The straw that broke the camel's back
There is an idiom “the straw that broke the camel’s back” which, according to Wikipedia, describes
a minor or routine action that causes an unpredictably large and sudden reaction due of the cumulative effect of other small actions.
Seth Godin recently wrote an article about “x1000” where he gives examples of things which when they happen a few times are manageable but when they happen one thousand times causes pain. He writes about the volume of spam phone calls and also a more extreme one in the form of climate change:
One freakish storm is something many economies and communities have a chance to recover from. But 1,000 days of weird weather is more than we can handle.
Another article writes about the concept of “silent sacking”. They propose that a company can change the conditions of work of someone to make them so unattractive that it effectively forces them to quit.

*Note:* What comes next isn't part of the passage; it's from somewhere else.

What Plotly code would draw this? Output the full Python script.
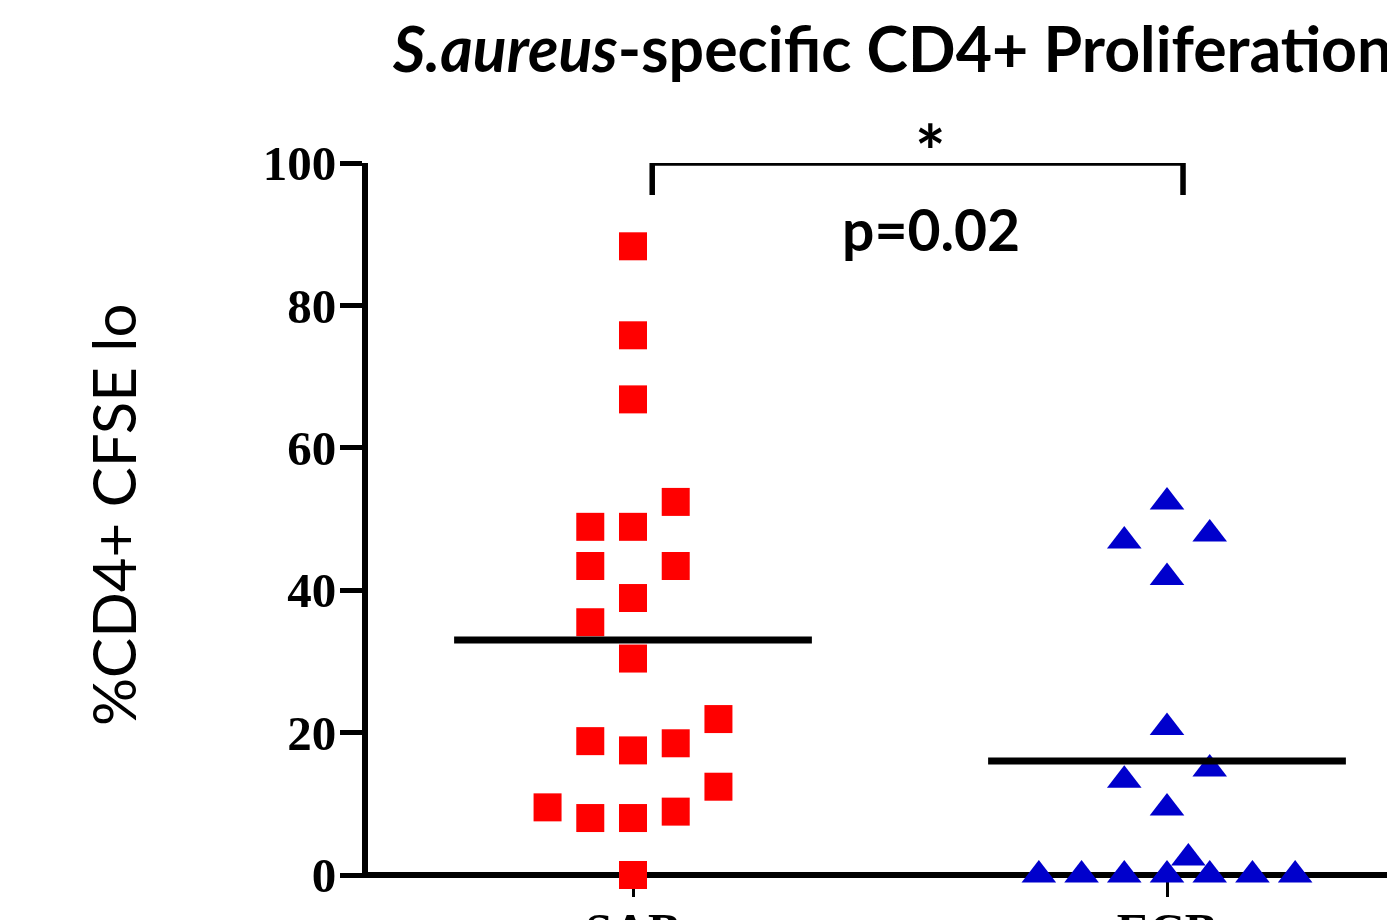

They may be able to cope with a few changes but the accumulation of changes creates an environment they can no longer tolerate. (FYI I have no idea if that is happening at Amazon as they claim - I am just covering the concept).
We have seen recently on our project where a number of small changes had a cumulative effect on the performance. It was not one thing but a series of unrelated changes, each impacting the performance a little that added up to a noticeable change. It took one of our engineers a week to work through them all and refactor them to restore performance.
We can see it in children. They learn how to nudge their parents into submission by repeating actions or requests until the parent can take no more and either snaps or gives in. The single action or request has little effect but the repetition has an impact.
It doesn’t always have to be negative. Maybe we can make the world a better place by doing small actions that have a cumulative effect. Maybe it would then become the “straw that fixed the camel’s back”?